WORK TO BE COMPLETED: Repeat the listing word for word. No pictures belong in the copy.

DATA EXCERPTS:
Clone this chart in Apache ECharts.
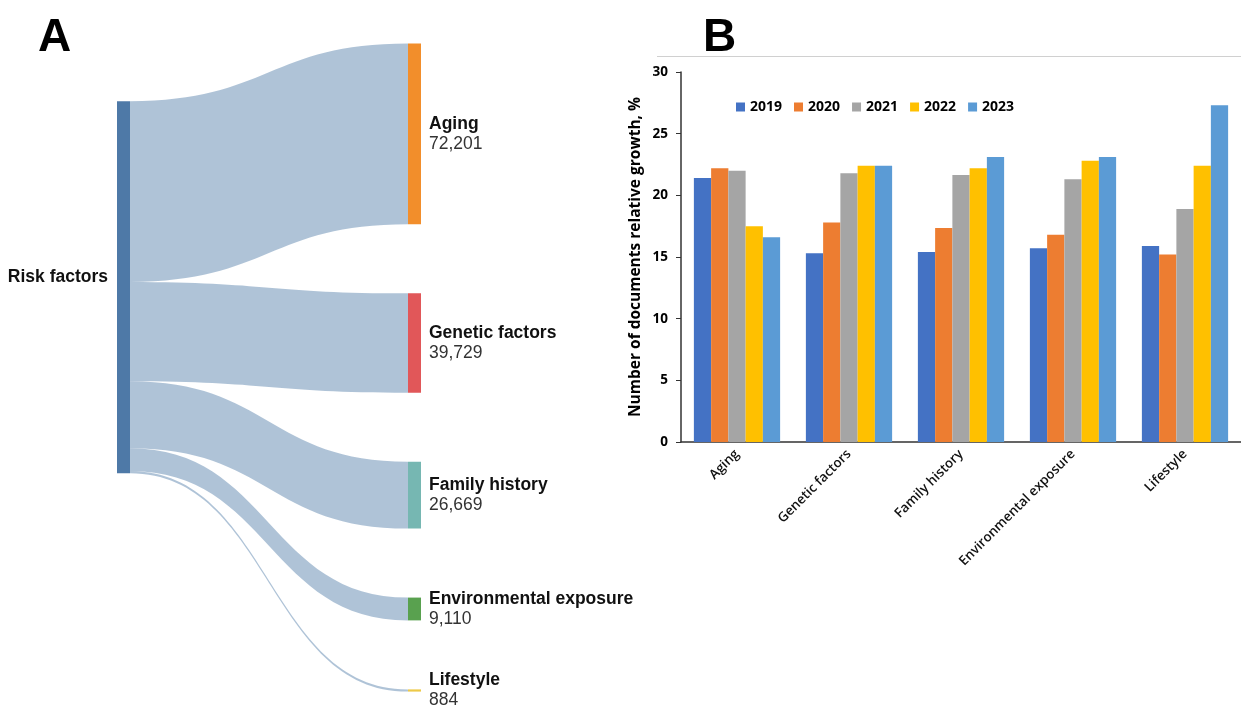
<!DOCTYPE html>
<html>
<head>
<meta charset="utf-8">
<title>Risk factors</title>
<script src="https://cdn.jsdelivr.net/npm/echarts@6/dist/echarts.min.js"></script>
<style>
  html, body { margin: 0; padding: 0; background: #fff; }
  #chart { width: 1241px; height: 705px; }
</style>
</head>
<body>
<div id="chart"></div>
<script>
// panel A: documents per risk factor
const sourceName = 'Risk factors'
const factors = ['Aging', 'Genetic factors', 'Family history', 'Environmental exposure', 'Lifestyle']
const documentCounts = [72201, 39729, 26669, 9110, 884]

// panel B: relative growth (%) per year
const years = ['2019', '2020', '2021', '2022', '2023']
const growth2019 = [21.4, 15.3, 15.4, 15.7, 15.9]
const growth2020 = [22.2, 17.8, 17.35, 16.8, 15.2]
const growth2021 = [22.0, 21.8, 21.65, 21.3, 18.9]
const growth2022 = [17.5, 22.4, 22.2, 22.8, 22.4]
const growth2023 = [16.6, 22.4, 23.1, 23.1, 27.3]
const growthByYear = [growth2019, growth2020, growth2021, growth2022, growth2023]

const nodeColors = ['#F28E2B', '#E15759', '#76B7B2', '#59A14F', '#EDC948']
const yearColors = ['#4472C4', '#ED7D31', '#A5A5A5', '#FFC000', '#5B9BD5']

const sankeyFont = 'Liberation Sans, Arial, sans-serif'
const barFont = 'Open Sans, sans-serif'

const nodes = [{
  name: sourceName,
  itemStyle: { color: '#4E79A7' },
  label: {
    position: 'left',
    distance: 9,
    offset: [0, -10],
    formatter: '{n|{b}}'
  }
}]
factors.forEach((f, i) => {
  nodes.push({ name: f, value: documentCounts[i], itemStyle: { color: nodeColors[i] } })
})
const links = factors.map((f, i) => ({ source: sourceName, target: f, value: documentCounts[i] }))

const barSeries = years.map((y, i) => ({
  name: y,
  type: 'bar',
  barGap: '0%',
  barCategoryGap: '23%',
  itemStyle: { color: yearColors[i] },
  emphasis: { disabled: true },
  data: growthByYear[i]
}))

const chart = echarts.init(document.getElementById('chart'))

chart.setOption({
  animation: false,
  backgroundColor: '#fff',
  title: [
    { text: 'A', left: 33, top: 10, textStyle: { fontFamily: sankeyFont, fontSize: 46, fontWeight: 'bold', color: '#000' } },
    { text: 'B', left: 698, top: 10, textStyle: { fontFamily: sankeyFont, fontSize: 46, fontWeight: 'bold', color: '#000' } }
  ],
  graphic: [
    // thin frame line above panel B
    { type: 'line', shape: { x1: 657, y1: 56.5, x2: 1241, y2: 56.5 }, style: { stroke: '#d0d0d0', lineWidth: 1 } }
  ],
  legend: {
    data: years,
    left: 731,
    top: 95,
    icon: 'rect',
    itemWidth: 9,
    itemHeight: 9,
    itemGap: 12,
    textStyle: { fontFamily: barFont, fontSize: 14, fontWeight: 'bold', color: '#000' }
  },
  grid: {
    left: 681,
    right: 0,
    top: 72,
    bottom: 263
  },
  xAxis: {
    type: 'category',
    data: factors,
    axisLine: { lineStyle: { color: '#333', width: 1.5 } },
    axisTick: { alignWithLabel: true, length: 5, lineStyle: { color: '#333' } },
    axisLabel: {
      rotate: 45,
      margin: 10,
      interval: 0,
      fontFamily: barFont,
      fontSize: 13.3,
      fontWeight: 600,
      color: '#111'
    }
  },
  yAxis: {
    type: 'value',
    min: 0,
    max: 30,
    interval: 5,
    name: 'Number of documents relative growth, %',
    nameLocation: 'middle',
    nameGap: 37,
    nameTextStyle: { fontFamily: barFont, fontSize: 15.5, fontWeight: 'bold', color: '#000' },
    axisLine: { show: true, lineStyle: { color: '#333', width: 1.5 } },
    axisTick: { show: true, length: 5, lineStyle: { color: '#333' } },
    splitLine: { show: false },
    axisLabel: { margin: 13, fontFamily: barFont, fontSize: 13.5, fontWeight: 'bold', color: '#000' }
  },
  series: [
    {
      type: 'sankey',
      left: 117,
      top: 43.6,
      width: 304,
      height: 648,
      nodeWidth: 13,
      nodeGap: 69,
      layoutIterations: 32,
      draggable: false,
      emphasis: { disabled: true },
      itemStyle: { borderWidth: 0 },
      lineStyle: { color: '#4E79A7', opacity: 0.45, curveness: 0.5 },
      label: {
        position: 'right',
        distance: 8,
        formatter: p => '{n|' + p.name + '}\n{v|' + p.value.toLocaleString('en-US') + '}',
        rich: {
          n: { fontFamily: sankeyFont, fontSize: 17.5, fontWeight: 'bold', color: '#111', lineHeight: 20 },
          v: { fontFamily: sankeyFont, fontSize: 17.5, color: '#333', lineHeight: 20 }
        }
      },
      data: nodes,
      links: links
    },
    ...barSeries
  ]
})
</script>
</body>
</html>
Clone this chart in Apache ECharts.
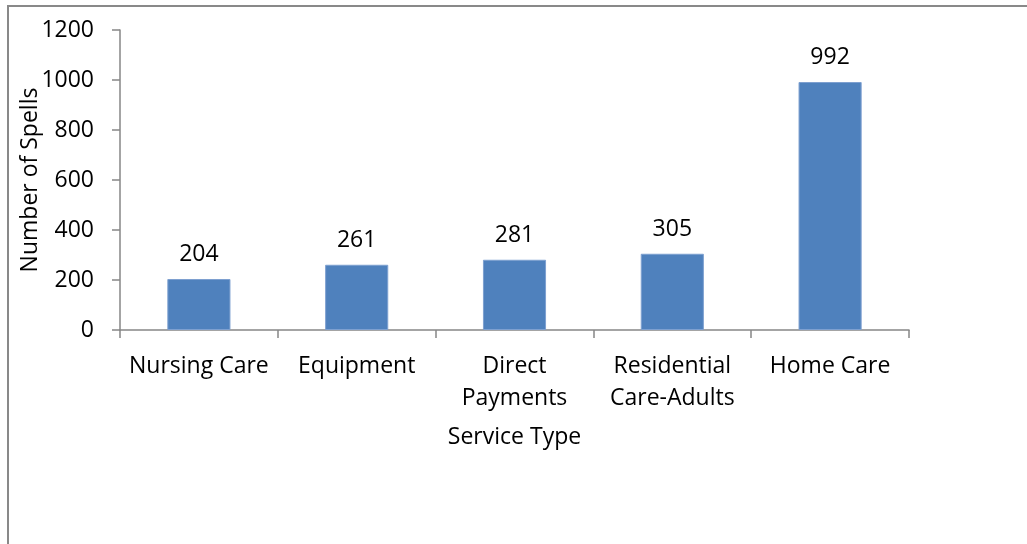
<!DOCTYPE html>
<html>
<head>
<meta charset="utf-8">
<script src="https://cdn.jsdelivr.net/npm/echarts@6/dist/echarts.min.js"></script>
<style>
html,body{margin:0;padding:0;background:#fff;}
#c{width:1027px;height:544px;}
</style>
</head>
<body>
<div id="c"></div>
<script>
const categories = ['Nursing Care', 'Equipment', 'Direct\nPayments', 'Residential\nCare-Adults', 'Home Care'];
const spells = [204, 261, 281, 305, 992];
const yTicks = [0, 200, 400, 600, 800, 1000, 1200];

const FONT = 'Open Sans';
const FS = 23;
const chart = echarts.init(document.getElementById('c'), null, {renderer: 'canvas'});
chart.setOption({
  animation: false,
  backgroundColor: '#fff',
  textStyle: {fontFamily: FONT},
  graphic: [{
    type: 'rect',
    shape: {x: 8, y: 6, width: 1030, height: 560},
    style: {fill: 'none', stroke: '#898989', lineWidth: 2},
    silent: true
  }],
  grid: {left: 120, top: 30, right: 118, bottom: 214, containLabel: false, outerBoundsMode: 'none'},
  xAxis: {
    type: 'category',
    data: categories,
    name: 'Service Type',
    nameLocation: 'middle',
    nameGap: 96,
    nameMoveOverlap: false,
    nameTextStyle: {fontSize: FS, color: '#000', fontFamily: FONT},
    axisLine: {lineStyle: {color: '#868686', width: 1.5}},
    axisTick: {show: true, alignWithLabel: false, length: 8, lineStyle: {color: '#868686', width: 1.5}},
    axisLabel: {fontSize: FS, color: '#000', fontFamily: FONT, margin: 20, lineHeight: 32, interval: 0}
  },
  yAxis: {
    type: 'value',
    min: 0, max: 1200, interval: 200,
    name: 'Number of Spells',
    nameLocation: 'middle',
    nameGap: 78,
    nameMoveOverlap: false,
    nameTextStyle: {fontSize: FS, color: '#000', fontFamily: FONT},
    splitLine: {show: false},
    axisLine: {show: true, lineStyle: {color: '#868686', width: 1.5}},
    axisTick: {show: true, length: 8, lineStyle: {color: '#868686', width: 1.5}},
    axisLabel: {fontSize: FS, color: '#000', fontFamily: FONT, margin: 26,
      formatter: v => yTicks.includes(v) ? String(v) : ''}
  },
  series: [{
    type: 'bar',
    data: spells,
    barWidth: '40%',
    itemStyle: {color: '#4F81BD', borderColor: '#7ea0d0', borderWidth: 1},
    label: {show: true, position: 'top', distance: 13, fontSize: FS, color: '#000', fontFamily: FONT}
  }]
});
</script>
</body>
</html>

SOLVED EXERCISE:
Clone this chart in Apache ECharts.
<!DOCTYPE html>
<html>
<head>
<meta charset="utf-8">
<title>Risk factors</title>
<script src="https://cdn.jsdelivr.net/npm/echarts@6/dist/echarts.min.js"></script>
<style>
  html, body { margin: 0; padding: 0; background: #fff; }
  #chart { width: 1241px; height: 705px; }
</style>
</head>
<body>
<div id="chart"></div>
<script>
// panel A: documents per risk factor
const sourceName = 'Risk factors'
const factors = ['Aging', 'Genetic factors', 'Family history', 'Environmental exposure', 'Lifestyle']
const documentCounts = [72201, 39729, 26669, 9110, 884]

// panel B: relative growth (%) per year
const years = ['2019', '2020', '2021', '2022', '2023']
const growth2019 = [21.4, 15.3, 15.4, 15.7, 15.9]
const growth2020 = [22.2, 17.8, 17.35, 16.8, 15.2]
const growth2021 = [22.0, 21.8, 21.65, 21.3, 18.9]
const growth2022 = [17.5, 22.4, 22.2, 22.8, 22.4]
const growth2023 = [16.6, 22.4, 23.1, 23.1, 27.3]
const growthByYear = [growth2019, growth2020, growth2021, growth2022, growth2023]

const nodeColors = ['#F28E2B', '#E15759', '#76B7B2', '#59A14F', '#EDC948']
const yearColors = ['#4472C4', '#ED7D31', '#A5A5A5', '#FFC000', '#5B9BD5']

const sankeyFont = 'Liberation Sans, Arial, sans-serif'
const barFont = 'Open Sans, sans-serif'

const nodes = [{
  name: sourceName,
  itemStyle: { color: '#4E79A7' },
  label: {
    position: 'left',
    distance: 9,
    offset: [0, -10],
    formatter: '{n|{b}}'
  }
}]
factors.forEach((f, i) => {
  nodes.push({ name: f, value: documentCounts[i], itemStyle: { color: nodeColors[i] } })
})
const links = factors.map((f, i) => ({ source: sourceName, target: f, value: documentCounts[i] }))

const barSeries = years.map((y, i) => ({
  name: y,
  type: 'bar',
  barGap: '0%',
  barCategoryGap: '23%',
  itemStyle: { color: yearColors[i] },
  emphasis: { disabled: true },
  data: growthByYear[i]
}))

const chart = echarts.init(document.getElementById('chart'))

chart.setOption({
  animation: false,
  backgroundColor: '#fff',
  title: [
    { text: 'A', left: 33, top: 10, textStyle: { fontFamily: sankeyFont, fontSize: 46, fontWeight: 'bold', color: '#000' } },
    { text: 'B', left: 698, top: 10, textStyle: { fontFamily: sankeyFont, fontSize: 46, fontWeight: 'bold', color: '#000' } }
  ],
  graphic: [
    // thin frame line above panel B
    { type: 'line', shape: { x1: 657, y1: 56.5, x2: 1241, y2: 56.5 }, style: { stroke: '#d0d0d0', lineWidth: 1 } }
  ],
  legend: {
    data: years,
    left: 731,
    top: 95,
    icon: 'rect',
    itemWidth: 9,
    itemHeight: 9,
    itemGap: 12,
    textStyle: { fontFamily: barFont, fontSize: 14, fontWeight: 'bold', color: '#000' }
  },
  grid: {
    left: 681,
    right: 0,
    top: 72,
    bottom: 263
  },
  xAxis: {
    type: 'category',
    data: factors,
    axisLine: { lineStyle: { color: '#333', width: 1.5 } },
    axisTick: { alignWithLabel: true, length: 5, lineStyle: { color: '#333' } },
    axisLabel: {
      rotate: 45,
      margin: 10,
      interval: 0,
      fontFamily: barFont,
      fontSize: 13.3,
      fontWeight: 600,
      color: '#111'
    }
  },
  yAxis: {
    type: 'value',
    min: 0,
    max: 30,
    interval: 5,
    name: 'Number of documents relative growth, %',
    nameLocation: 'middle',
    nameGap: 37,
    nameTextStyle: { fontFamily: barFont, fontSize: 15.5, fontWeight: 'bold', color: '#000' },
    axisLine: { show: true, lineStyle: { color: '#333', width: 1.5 } },
    axisTick: { show: true, length: 5, lineStyle: { color: '#333' } },
    splitLine: { show: false },
    axisLabel: { margin: 13, fontFamily: barFont, fontSize: 13.5, fontWeight: 'bold', color: '#000' }
  },
  series: [
    {
      type: 'sankey',
      left: 117,
      top: 43.6,
      width: 304,
      height: 648,
      nodeWidth: 13,
      nodeGap: 69,
      layoutIterations: 32,
      draggable: false,
      emphasis: { disabled: true },
      itemStyle: { borderWidth: 0 },
      lineStyle: { color: '#4E79A7', opacity: 0.45, curveness: 0.5 },
      label: {
        position: 'right',
        distance: 8,
        formatter: p => '{n|' + p.name + '}\n{v|' + p.value.toLocaleString('en-US') + '}',
        rich: {
          n: { fontFamily: sankeyFont, fontSize: 17.5, fontWeight: 'bold', color: '#111', lineHeight: 20 },
          v: { fontFamily: sankeyFont, fontSize: 17.5, color: '#333', lineHeight: 20 }
        }
      },
      data: nodes,
      links: links
    },
    ...barSeries
  ]
})
</script>
</body>
</html>
Clone this chart in Apache ECharts.
<!DOCTYPE html>
<html>
<head>
<meta charset="utf-8">
<script src="https://cdn.jsdelivr.net/npm/echarts@6/dist/echarts.min.js"></script>
<style>
html,body{margin:0;padding:0;background:#fff;}
#c{width:1027px;height:544px;}
</style>
</head>
<body>
<div id="c"></div>
<script>
const categories = ['Nursing Care', 'Equipment', 'Direct\nPayments', 'Residential\nCare-Adults', 'Home Care'];
const spells = [204, 261, 281, 305, 992];
const yTicks = [0, 200, 400, 600, 800, 1000, 1200];

const FONT = 'Open Sans';
const FS = 23;
const chart = echarts.init(document.getElementById('c'), null, {renderer: 'canvas'});
chart.setOption({
  animation: false,
  backgroundColor: '#fff',
  textStyle: {fontFamily: FONT},
  graphic: [{
    type: 'rect',
    shape: {x: 8, y: 6, width: 1030, height: 560},
    style: {fill: 'none', stroke: '#898989', lineWidth: 2},
    silent: true
  }],
  grid: {left: 120, top: 30, right: 118, bottom: 214, containLabel: false, outerBoundsMode: 'none'},
  xAxis: {
    type: 'category',
    data: categories,
    name: 'Service Type',
    nameLocation: 'middle',
    nameGap: 96,
    nameMoveOverlap: false,
    nameTextStyle: {fontSize: FS, color: '#000', fontFamily: FONT},
    axisLine: {lineStyle: {color: '#868686', width: 1.5}},
    axisTick: {show: true, alignWithLabel: false, length: 8, lineStyle: {color: '#868686', width: 1.5}},
    axisLabel: {fontSize: FS, color: '#000', fontFamily: FONT, margin: 20, lineHeight: 32, interval: 0}
  },
  yAxis: {
    type: 'value',
    min: 0, max: 1200, interval: 200,
    name: 'Number of Spells',
    nameLocation: 'middle',
    nameGap: 78,
    nameMoveOverlap: false,
    nameTextStyle: {fontSize: FS, color: '#000', fontFamily: FONT},
    splitLine: {show: false},
    axisLine: {show: true, lineStyle: {color: '#868686', width: 1.5}},
    axisTick: {show: true, length: 8, lineStyle: {color: '#868686', width: 1.5}},
    axisLabel: {fontSize: FS, color: '#000', fontFamily: FONT, margin: 26,
      formatter: v => yTicks.includes(v) ? String(v) : ''}
  },
  series: [{
    type: 'bar',
    data: spells,
    barWidth: '40%',
    itemStyle: {color: '#4F81BD', borderColor: '#7ea0d0', borderWidth: 1},
    label: {show: true, position: 'top', distance: 13, fontSize: FS, color: '#000', fontFamily: FONT}
  }]
});
</script>
</body>
</html>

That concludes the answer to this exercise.